AUBURN HILLS, Mich. – FEV North America Inc. is looking to a new facility to boost its automotive testing business.
The company’s Vehicle Development Center (VDC) in Auburn Hills, Mich., opened in December 2018. The $15 million, 26,000-square-foot facility joins a FEV power training development center and a technical campus, also in Auburn Hills.
The VDC reflects increasing demand for emissions testing as well as performance of new vehicles and parts under heat or cold. At the center, testing can take place from minus-4 degrees F to 104 degrees F.
Automakers and major tier-one suppliers need more facilities for testing. Another driver is development of electric and hybrid vehicles, whose performance and range are affected by weather conditions.
“This test center has all the bells and whistles,” said Dean Tomazic, executive vice president and chief technical officer. “It’s one-stop shopping.”
The VDC includes an all-wheel drive adjustable dynamometer. It’s capable of testing a range of vehicles from light-duty up to Class 2B trucks and vans. Vehicles weighing up to 11,000 lb can be tested on the dynamometer. The center has room for a second dynamometer to be built if there’s sufficient demand.
Previously, FEV had to lease testing facilities from automakers and other companies. That sometimes meant getting in line with other users. On some occasions, that meant leasing testing facilities far from Michigan, meaning extra shipping costs and other expenses. It’s also increasingly harder to lease testing time as demand rises.
“There really is a strong need for this,” said Alan Bedewi, lead engineer at FEV.
What’s more, FEV customers crave confidentiality. FEV, part of Aachen, Germany-based FEV Group, opted to construct the VDC to get more control over the testing process.
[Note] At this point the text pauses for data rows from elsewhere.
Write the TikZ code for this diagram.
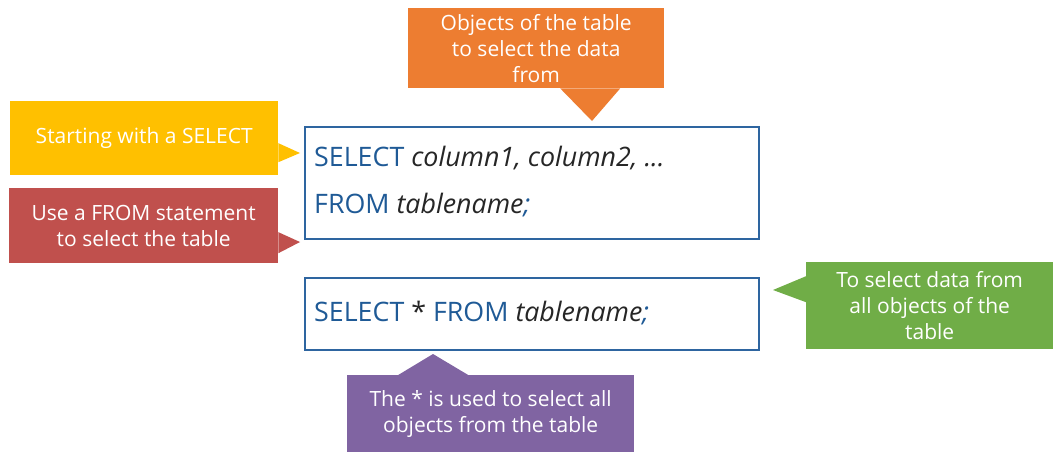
\documentclass[tikz,border=0pt]{standalone}
\usepackage{fontspec}
\setmainfont{Open Sans}
\usetikzlibrary{positioning}
\definecolor{sqlblue}{HTML}{1F5A96}
\definecolor{sqlframe}{HTML}{2E65A0}
\definecolor{argtext}{HTML}{262626}
\definecolor{orangec}{HTML}{ED7D31}
\definecolor{yellowc}{HTML}{FFC000}
\definecolor{redc}{HTML}{C0504D}
\definecolor{greenc}{HTML}{70AD47}
\definecolor{purplec}{HTML}{8064A2}
\tikzset{
  callout/.style={anchor=north west,inner sep=0pt,align=center,text=white,
    font=\fontsize{21}{26}\selectfont},
  sqlbox/.style={anchor=north west,draw=sqlframe,line width=1.5pt,inner sep=0pt},
  sqltext/.style={anchor=west,inner sep=0pt,text=sqlblue,font=\fontsize{26.8}{30}\selectfont},
}
\newcommand{\sqlarg}[1]{\textcolor{argtext}{\textit{#1}}}
\begin{document}
\begin{tikzpicture}[x=1pt,y=-1pt]
	\useasboundingbox (0,0) rectangle (1053,452);
	% boxes holding the queries
	\node[sqlbox,minimum width=454pt,minimum height=112pt] (q1) at (304,126) {};
	\node[sqlbox,minimum width=454pt,minimum height=72pt]  (q2) at (304,277) {};
	\node[sqltext] (sel)  at (314,158) {SELECT \sqlarg{column1, column2, ...}};
	\node[sqltext] (from) at (314,205) {FROM \sqlarg{tablename}\textit{;}};
	\node[sqltext] (star) at (314,313) {SELECT \textcolor{argtext}{*} FROM \sqlarg{tablename}\textit{;}};
	% callouts
	\node[callout,fill=orangec,minimum width=256pt,minimum height=80pt] (obj) at (408,8)
		{Objects of the table\\to select the data\\from};
	\node[callout,fill=yellowc,minimum width=268pt,minimum height=74pt] (start) at (10,101)
		{Starting with a SELECT};
	\node[callout,fill=redc,minimum width=269pt,minimum height=75pt] (use) at (9,188)
		{Use a FROM statement\\to select the table};
	\node[callout,fill=greenc,minimum width=247pt,minimum height=87pt] (all) at (806,262)
		{To select data from\\all objects of the\\table};
	\node[callout,fill=purplec,minimum width=287pt,minimum height=77pt] (ast) at (347,375)
		{The * is used to select all\\objects from the table};
	% pointer tips
	\coordinate (objtip)   at (592,121);
	\coordinate (starttip) at (300,153);
	\coordinate (usetip)   at (300,242);
	\coordinate (alltip)   at (773,290);
	\coordinate (asttip)   at (433,354);
	\fill[orangec] ([xshift=24pt]obj.south) -- (objtip) -- ([xshift=84pt]obj.south) -- cycle;
	\fill[yellowc] ([yshift=-5pt]start.east) -- (starttip) -- ([yshift=-24pt]start.east) -- cycle;
	\fill[redc] ([yshift=-6.5pt]use.east) -- (usetip) -- ([yshift=-27.5pt]use.east) -- cycle;
	\fill[greenc] ([yshift=29.5pt]all.west) -- (alltip) -- ([yshift=3.5pt]all.west) -- cycle;
	\fill[purplec] ([xshift=-92.5pt]ast.north) -- (asttip) -- ([xshift=-22.5pt]ast.north) -- cycle;
\end{tikzpicture}
\end{document}
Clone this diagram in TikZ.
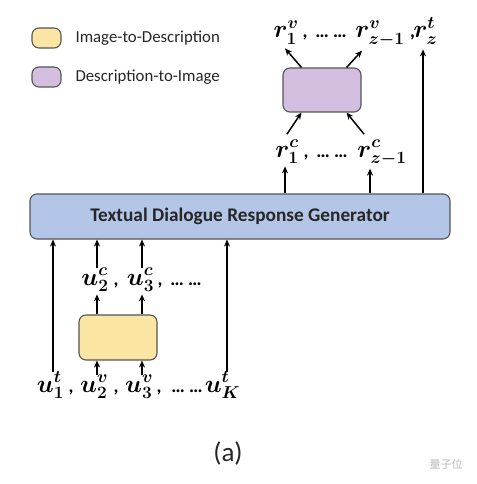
\documentclass[tikz,border=0pt]{standalone}
\usepackage[no-math]{fontspec}
\setmainfont{Carlito}
\newfontfamily\cjk{Noto Sans CJK SC}
\usepackage{amsmath,bm}
\usetikzlibrary{arrows.meta}
\definecolor{imgdesc}{RGB}{251,229,162}
\definecolor{descimg}{RGB}{212,190,224}
\definecolor{genblue}{RGB}{180,198,231}
\definecolor{boxline}{RGB}{85,85,85}
\definecolor{inktext}{RGB}{38,38,38}
\tikzstyle{module} = [draw=boxline, line width=1.1pt, rounded corners=7pt, inner sep=0pt]
\tikzstyle{arrow} = [line width=1.5pt, -{Stealth[length=7pt,width=6pt]}]
\tikzstyle{tok} = [inner sep=0pt, anchor=base, font=\fontsize{24.5}{28}\selectfont]
\tikzstyle{gap} = [inner sep=0pt, anchor=base, font=\fontsize{19}{22}\selectfont\bfseries]
\def\tk(#1){$\bm{#1}$}

\begin{document}
\begin{tikzpicture}[x=1pt,y=-1pt]
      \useasboundingbox (0,0) rectangle (476,484);
      % legend
      \node[module, fill=imgdesc, minimum width=29pt, minimum height=20pt] (legid) at (46.5,38) {};
      \node[anchor=west, text=inktext, font=\fontsize{16.8}{20}\selectfont] (legidtxt) at (72,38) {Image-to-Description};
      \node[module, fill=descimg, minimum width=29pt, minimum height=20pt] (legdi) at (46.5,77) {};
      \node[anchor=west, text=inktext, font=\fontsize{16.8}{20}\selectfont] (legditxt) at (72,77) {Description-to-Image};
      % boxes
      \node[module, fill=genblue, minimum width=420pt, minimum height=45pt, text=inktext, font=\fontsize{19.3}{22}\selectfont\bfseries] (gen) at (240,216.5) {Textual Dialogue Response Generator};
      \node[module, fill=descimg, minimum width=78pt, minimum height=44pt] (d2i) at (322,90) {};
      \node[module, fill=imgdesc, minimum width=78pt, minimum height=45pt] (i2d) at (118,337.5) {};
      % top row
      \node[tok] (r1v) at (286,38) {\tk(r^v_1)};
      \node[gap] (rcm1) at (305,38) {,};
      \node[gap] (rdots) at (331,38) {… …};
      \node[tok] (rzv) at (380,38) {\tk(r^v_{z-1})};
      \node[gap] (rcm2) at (412.5,38) {,};
      \node[tok] (rzt) at (425.5,38) {\tk(r^t_z)};
      % r^c row
      \node[tok] (r1c) at (287,157) {\tk(r^c_1)};
      \node[gap] (ccm1) at (306,157) {,};
      \node[gap] (cdots) at (332,157) {… …};
      \node[tok] (rzc) at (382,157) {\tk(r^c_{z-1})};
      % u^c row
      \node[tok] (u2c) at (95,285) {\tk(u^c_2)};
      \node[gap] (ucm1) at (116,285) {,};
      \node[tok] (u3c) at (140.5,285) {\tk(u^c_3)};
      \node[gap] (ucm2) at (160,285) {,};
      \node[gap] (udots) at (186,285) {… …};
      % bottom row
      \node[tok] (u1t) at (50.5,392) {\tk(u^t_1)};
      \node[gap] (bcm1) at (71,392) {,};
      \node[tok] (u2v) at (94,392) {\tk(u^v_2)};
      \node[gap] (bcm2) at (116,392) {,};
      \node[tok] (u3v) at (139,392) {\tk(u^v_3)};
      \node[gap] (bcm3) at (159,392) {,};
      \node[gap] (bdots) at (187,392) {… …};
      \node[tok] (uKt) at (222.5,392) {\tk(u^t_K)};
      % arrows
      \draw[arrow] ([xshift=2.5pt]u1t.north) -- ([xshift=2.5pt]u1t.north |- gen.south);
      \draw[arrow] ([xshift=4.5pt]uKt.north) -- ([xshift=4.5pt]uKt.north |- gen.south);
      \draw[arrow] ([xshift=3pt]u2v.north) -- ([xshift=3pt]u2v.north |- i2d.south);
      \draw[arrow] ([xshift=3pt]u3v.north) -- ([xshift=3pt]u3v.north |- i2d.south);
      \draw[arrow] ([xshift=2pt]i2d.north -| u2c) -- ([xshift=2pt,yshift=-3pt]u2c.south);
      \draw[arrow] ([xshift=1.5pt]i2d.north -| u3c) -- ([xshift=1.5pt,yshift=-3pt]u3c.south);
      \draw[arrow] ([xshift=2pt]u2c.north) -- ([xshift=2pt]u2c.north |- gen.south);
      \draw[arrow] ([xshift=1.5pt]u3c.north) -- ([xshift=1.5pt]u3c.north |- gen.south);
      \draw[arrow] ([xshift=-2pt]gen.north -| r1c) -- ([xshift=-2pt,yshift=-3pt]r1c.south);
      \draw[arrow] ([xshift=-12pt]gen.north -| rzc) -- ([xshift=-12pt,yshift=-3pt]rzc.south);
      \draw[arrow] ([xshift=-2.5pt]gen.north -| rzt) -- ([xshift=-2.5pt,yshift=-5pt]rzt.south);
      \draw[arrow] ([xshift=0pt,yshift=6pt]r1c.north) -- ([xshift=19pt]d2i.south west);
      \draw[arrow] ([xshift=-18pt,yshift=6pt]rzc.north) -- ([xshift=-15pt]d2i.south east);
      \draw[arrow] ([xshift=19pt]d2i.north west) -- ([xshift=-1pt,yshift=-4pt]r1v.south);
      \draw[arrow] ([xshift=-15pt]d2i.north east) -- ([xshift=-18pt,yshift=-4pt]rzv.south);
      % caption
      \node[text=inktext, font=\fontsize{27}{31}\selectfont] (cap) at (228,453) {(a)};
      \node[font=\cjk\fontsize{11}{13}\selectfont, text=gray!55] (mark) at (446,464) {量子位};
\end{tikzpicture}
\end{document}
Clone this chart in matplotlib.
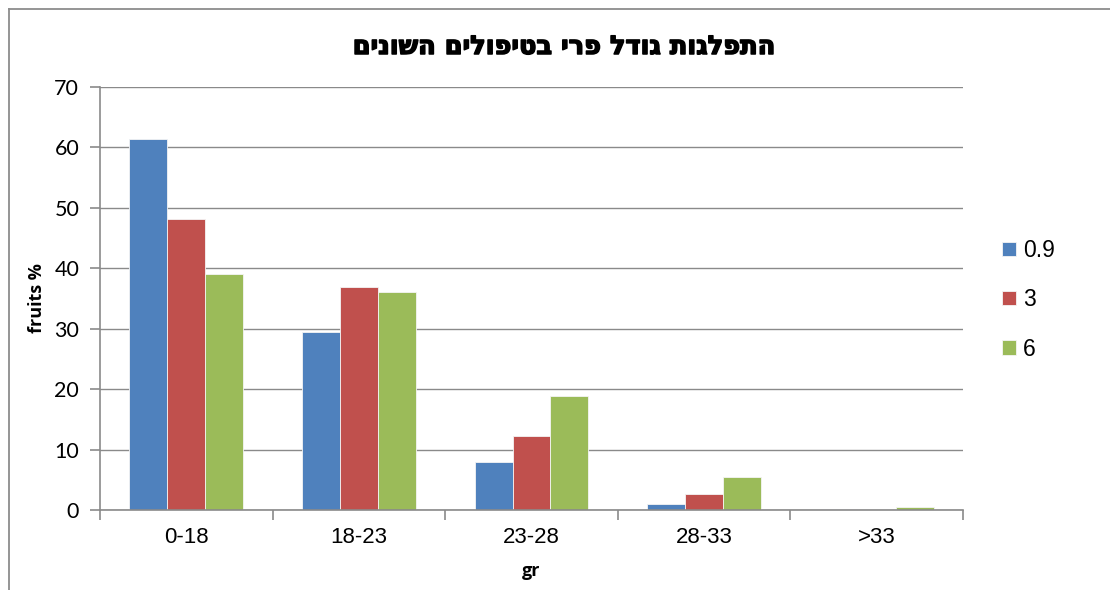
import matplotlib
matplotlib.use("Agg")
import matplotlib.pyplot as plt
import matplotlib.patheffects as pe
import numpy as np
from matplotlib.lines import Line2D

plt.rcParams['font.family'] = ['Liberation Sans', 'DejaVu Sans']

# Data
categories = ["0-18", "18-23", "23-28", "28-33", ">33"]
series_names = ["0.9", "3", "6"]
vals_09 = [61.4, 29.4, 8.0, 1.0, 0.2]
vals_3 = [48.1, 36.9, 12.3, 2.7, 0.0]
vals_6 = [39.1, 36.1, 18.9, 5.4, 0.5]
colors = ["#4F81BD", "#C0504D", "#9BBB59"]
title_text = "התפלגות גודל פרי בטיפולים השונים"
y_ticks = [0, 10, 20, 30, 40, 50, 60, 70]


def rtl(s):
    # matplotlib lays out glyphs left to right; reverse for right-to-left script
    return s[::-1]


fig = plt.figure(figsize=(11.1, 5.9), dpi=100)
ax = fig.add_axes([100 / 1110, 1 - 510 / 590, (963 - 100) / 1110, (510 - 87) / 590])

x = np.arange(len(categories))
width = 0.22
series = [vals_09, vals_3, vals_6]
handles = []
for i, (vals, c, name) in enumerate(zip(series, colors, series_names)):
    b = ax.bar(x + (i - 1) * width, vals, width, color=c, edgecolor="#f4f4f4",
               linewidth=0.6, label=name, zorder=3)
    handles.append(b)

ax.set_xlim(-0.5, len(categories) - 0.5)
ax.set_ylim(0, 70)
ax.set_yticks(y_ticks)
ax.set_xticks(x)
ax.set_xticklabels(categories)
ax.set_xticks(np.arange(-0.5, len(categories)), minor=True)

grid_c = "#8a8a8a"
ax.yaxis.grid(True, color=grid_c, linewidth=1.0, zorder=0)
ax.set_axisbelow(True)
for s in ["top", "right"]:
    ax.spines[s].set_visible(False)
for s in ["left", "bottom"]:
    ax.spines[s].set_color(grid_c)
    ax.spines[s].set_linewidth(1.2)
    ax.spines[s].set_zorder(4)

ax.tick_params(axis="y", direction="out", length=7, width=1.2, color=grid_c,
               pad=8)
for lab in ax.get_yticklabels():
    lab.set_fontfamily(["Lato", "DejaVu Sans"])
    lab.set_fontsize(15.5)
ax.tick_params(axis="x", which="major", length=0, labelsize=16, pad=12)
ax.tick_params(axis="x", which="minor", direction="out", length=7, width=1.2,
               color=grid_c)

ax.set_ylabel("fruits %", fontsize=13, fontweight="bold", labelpad=6,
              family=["Open Sans", "DejaVu Sans"])
ax.set_xlabel("gr", fontsize=13, fontweight="bold", labelpad=10,
              family=["Open Sans", "DejaVu Sans"])

fig.text(565 / 1110, 1 - 47 / 590, rtl(title_text), fontsize=18.5,
         fontweight="bold", ha="center", va="center",
         family=["DejaVu Sans"],
         path_effects=[pe.withStroke(linewidth=1.1, foreground="black")])

leg = ax.legend(handles=handles, labels=series_names, loc="center left",
                bbox_to_anchor=(1.035, 0.497), frameon=False, fontsize=16.5,
                handlelength=0.6, handleheight=0.6, handletextpad=0.3,
                labelspacing=1.15, borderaxespad=0)

# chart area border
border_c = "#8c8c8c"
fig.add_artist(Line2D([8.5 / 1110, 8.5 / 1110], [0, 1 - 8.5 / 590],
                      transform=fig.transFigure, color=border_c, linewidth=1.3))
fig.add_artist(Line2D([8.5 / 1110, 1], [1 - 8.5 / 590, 1 - 8.5 / 590],
                      transform=fig.transFigure, color=border_c, linewidth=1.3))

fig.savefig("out.png", dpi=100, facecolor="white")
“We have to have this flexibility, we have to be in charge,” Tomazic said. “This is what you have to do if you want to do advanced emissions research. It’s much easier to retain that confidentiality” with customers by not using outside vendors. “From a customer perspective, Its important if we can keep it in-house.”
The VDC allows FEV to conduct testing covering emission standards in different regions. Future standards in the United States are in flux as the Trump administration wants to ease up on regulations. However, China, the world’s largest automotive market, is aggressively tightening standards in an attempt to reduce air pollution. The European Union also is toughening standards.
The VDC was designed so it could test for “all different future requirements,” Tomazic said.
The company says development of electric vehicles will be an important business for the VDC. Using the dynamometer, EVs can run until their batteries are dead. There’s no worry about that happening on a road test and then having to make arrangements for the EV to transported back.
Thermal management is another major business for the VDC. For example, with electric vehicles can batteries be kept warm in the cold or cooled when it’s hot. The VDC will support other FEV programs including fuels research and climatic testing.
The VDC is beginning operations on a single shift. The company says it will be at capacity, with two shifts, in three to four months. “We’ll see how that evolves,” Tomazic said.